Premier mai

Premier mai. Retour de la fête de l'arrêt de travail du premier mai. On y vend toujours des churros, des hamburgers, de la sangria, des espoirs et des illusions. On y discute avec passion, on se reconnaît, on s'embrasse, on prend les tracts tendus, on les plie, on les fourre dans une poche, on s'arrête aux stands, ou pas, entre un mojito et les photos de martyrs de causes plus ou moins perdues. La musique est tonitruante, on écoute d'une oreille distraite, on applaudit d'une main distraite, on remarque à peine l'importante présence policière, on ouvre les sacs, on écarte les manteaux, on s'est si bien habitué à vivre sous la menace niveau 3.

Je sens une tendresse infinie pour ces femmes, ces hommes, qui auront passé une partie de la nuit, après une harassante journée de travail, à rédiger des journaux qui seront vendus à dix exemplaires par des militants aux yeux brillants, les rédacteurs eux-mêmes peut-être, et probablement même pas lus.
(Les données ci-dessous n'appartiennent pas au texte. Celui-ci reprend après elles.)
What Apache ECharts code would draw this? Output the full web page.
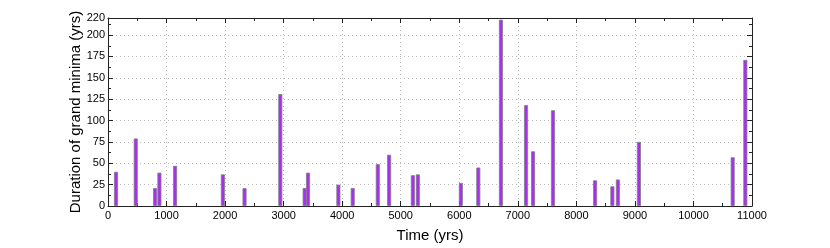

Des journaux pleins de tous ces mots tellement prévisibles, capitalisme, mobilisations, traîtres, à bas, plus jamais, Palestine vaincra.

Il n'y a là aucune moquerie. Car ensuite, je rentre par le métro, entourée d'un tas de gens pour qui ce premier mai est juste un jour de congé comme un autre, des gens sans histoire, sans mémoire, pour qui les conquis sont de simples acquis, sur lesquels ils ne sentent même pas peser l'autre menace, celle dont aucun militaire ne les protégera. Des gens qui ne lèvent jamais la tête de leurs vies quotidiennes, elles-mêmes si difficiles peut-être, et qui foncent donc, tête baissée, vers des jours plus difficiles encore. Un premier mai que je vous souhaite d'espérance même si moi, il me serre un peu le coeur.